We stayed at the Animal Kindgom Resort at Disney for your birthday. This morning, you woke up sick. You stayed in bed and enjoyed the pretty view until you were feeling better. I am so thankful that you started to feel better and got to have a little time at the pool before we left.
We had such a fun night away celebrating your birthdays. We took you to the Bibidity Bopotiy Boutique, followed by the Frozen Sing Along at Disney Hollywood Studios. It was a night I think you girls will always remember.
Opening day of soccer was a rainy one.
You and your baby doll both got new dresses for your birthday. It was reason to twirl.
We spent the day at the Magic Kingdom in honor of your birthday tomorrow. We had such a fun time going on all of your favorite rides and enjoying time together, just the five of us.
Mimi helped you make a chain to countdown until your birthday. It's almost here.

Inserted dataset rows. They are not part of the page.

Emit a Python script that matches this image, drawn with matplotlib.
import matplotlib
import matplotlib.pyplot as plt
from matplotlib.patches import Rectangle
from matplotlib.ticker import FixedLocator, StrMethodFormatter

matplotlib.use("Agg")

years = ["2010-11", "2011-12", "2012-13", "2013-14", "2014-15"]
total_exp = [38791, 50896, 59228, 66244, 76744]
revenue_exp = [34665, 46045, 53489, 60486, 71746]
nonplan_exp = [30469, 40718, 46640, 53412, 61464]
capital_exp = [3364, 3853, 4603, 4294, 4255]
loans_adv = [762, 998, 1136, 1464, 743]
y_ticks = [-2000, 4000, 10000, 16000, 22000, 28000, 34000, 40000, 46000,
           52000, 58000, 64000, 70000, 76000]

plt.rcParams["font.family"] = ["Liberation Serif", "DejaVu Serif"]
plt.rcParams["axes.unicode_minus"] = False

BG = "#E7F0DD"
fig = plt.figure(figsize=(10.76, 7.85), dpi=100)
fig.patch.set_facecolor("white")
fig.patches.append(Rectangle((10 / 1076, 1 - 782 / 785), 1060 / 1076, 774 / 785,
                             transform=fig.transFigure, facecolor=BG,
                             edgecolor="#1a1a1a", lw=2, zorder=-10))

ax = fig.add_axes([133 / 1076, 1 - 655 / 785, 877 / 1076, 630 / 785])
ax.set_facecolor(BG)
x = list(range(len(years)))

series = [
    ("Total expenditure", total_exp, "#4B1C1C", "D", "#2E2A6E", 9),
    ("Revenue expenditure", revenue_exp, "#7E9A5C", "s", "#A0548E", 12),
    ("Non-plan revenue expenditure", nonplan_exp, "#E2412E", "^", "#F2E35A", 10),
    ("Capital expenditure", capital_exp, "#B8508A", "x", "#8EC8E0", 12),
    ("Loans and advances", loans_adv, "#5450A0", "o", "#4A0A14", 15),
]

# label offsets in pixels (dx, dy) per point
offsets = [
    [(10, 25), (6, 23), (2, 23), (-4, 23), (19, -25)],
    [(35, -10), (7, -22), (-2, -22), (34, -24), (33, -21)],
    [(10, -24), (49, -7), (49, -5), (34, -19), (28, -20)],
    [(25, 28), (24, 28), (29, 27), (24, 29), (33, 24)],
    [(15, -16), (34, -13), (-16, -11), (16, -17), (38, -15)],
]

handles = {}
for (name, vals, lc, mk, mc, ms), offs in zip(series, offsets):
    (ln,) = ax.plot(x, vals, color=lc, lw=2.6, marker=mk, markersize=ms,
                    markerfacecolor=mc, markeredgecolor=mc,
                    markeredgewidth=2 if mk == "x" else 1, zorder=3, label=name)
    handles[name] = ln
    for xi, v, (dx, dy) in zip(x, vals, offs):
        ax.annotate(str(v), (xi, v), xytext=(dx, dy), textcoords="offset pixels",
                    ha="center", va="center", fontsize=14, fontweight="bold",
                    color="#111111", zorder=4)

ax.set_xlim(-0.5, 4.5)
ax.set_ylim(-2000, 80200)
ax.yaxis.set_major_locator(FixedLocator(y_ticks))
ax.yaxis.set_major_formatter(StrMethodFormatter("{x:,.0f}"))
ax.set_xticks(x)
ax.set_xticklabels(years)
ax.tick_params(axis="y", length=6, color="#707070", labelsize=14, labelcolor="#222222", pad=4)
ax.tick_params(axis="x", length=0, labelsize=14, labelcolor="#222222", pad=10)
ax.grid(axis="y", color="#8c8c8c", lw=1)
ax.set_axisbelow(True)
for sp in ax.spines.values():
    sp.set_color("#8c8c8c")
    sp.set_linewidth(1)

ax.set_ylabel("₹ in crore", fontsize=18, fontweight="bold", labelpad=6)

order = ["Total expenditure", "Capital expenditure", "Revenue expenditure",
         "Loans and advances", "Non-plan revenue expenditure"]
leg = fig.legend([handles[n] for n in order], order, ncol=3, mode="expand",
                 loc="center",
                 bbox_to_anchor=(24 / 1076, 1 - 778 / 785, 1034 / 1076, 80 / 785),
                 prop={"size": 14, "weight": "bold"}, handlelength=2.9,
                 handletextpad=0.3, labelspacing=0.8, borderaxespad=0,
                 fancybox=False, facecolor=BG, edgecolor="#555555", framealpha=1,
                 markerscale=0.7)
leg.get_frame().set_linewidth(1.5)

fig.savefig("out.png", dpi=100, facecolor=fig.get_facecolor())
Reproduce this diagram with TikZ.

You will turn five on Thursday. Every year as your birthday nears, I think back on those early days when you arrived almost 8 weeks early. Those days were filled with moments of darkness for me. With questions of uncertainty. With fear. With my own extreme sickness. Often times, I still get very emotional when I think of this time. There was a hope and light ever present amidst all of the darkness. God gave us every thing we needed. Now, every time I see you, I am reminded fully of the light I needed in those dark hours. I am reminded that our plans may not be His, but how His are so much greater. Sometimes it takes days, months, even years to see it, but it is always true.
I love our family night dinners with all of the cousins, aunts, uncles, and Mimi and Popi. This simple weekly tradition is such a blessing. I love that your cousins are some of your very best friends. Family is such a gift to never take for granted.
You are so sweet and tender with your cousins and you love having a new baby boy cousin to play with. I can't believe there will be ten cousins all living on the same street in a couple of weeks. We are all getting excited to welcome another baby boy into the family.
The wonder of childhood. What a gift it is to see the world through your eyes and to hear your words describing the beauty around you.
Today you were finished with your letter activities and you wanted to work with play dough on the porch. I love that you have always played so well independently.
I remember when you were just a baby and I was talking with Mita. I was so tired from getting little sleep. She told me to just wait; one day, this little baby would grow up and she would be my best friend. Mita said that you would be such a gift and that we would share so much.
10 years passed quickly; faster than I ever anticipated. There are parts of me that mourn the years of yesterday, but then I realize that I have so much to celebrate today. Mita was right in every way. The baby of mine, that is now a young girl, is indeed my best friend. This summer has been a time of growth, questions,and answers. The conversations we share and the light you bring into my world are more than I could have ever dreamed. You are teaching me how to live in today, not looking back or ahead, but just being in the present.
It's been such a fun summer watching the three of you swim non-stop at Mimi's pool.
Love you and your sweet smile and that dimple.
You create art daily. It is your ordinary. Seeing you with a paint brush or pencil bringing your imagination to life is my everyday. There is so much beauty to be found in the mundane. Each time I see you, I see something new. I feel something more. I have learned to not take any of these moments for granted and to find beauty in all of them.
These words from Lysa Terkeurst in her book the Best Yes, elaborate on this in a meaningful way, "Never despise the mundane. Embrace it. Unwrap it like a gift. And be one of the rare few who looks deeper than just the surface. See something more everyday. It's there. We can learn right here, right now, in the midst of all that's daily how to become wise. As we wisely gain knowledge through everyday stuff, grasp insights through everyday stuff, and grapple with the development of discernment through everyday stuff, we'll use what we have to our advantage in making better decisions."
As a family, we have consciously decided to slow down our life. This has given us more time to live and to appreciate these ordinary moments. It isn't always easy to keep this rhythm that we all appreciate so much, but as we do, we really grow and connect in beautiful ways. I have said it before, but the every day is anything BUT mundane. If you ask me, it is extraordinary. Each day is a gift and I pray we will continue to slow down and unwrap it.
You and your love of painting. It really is something special.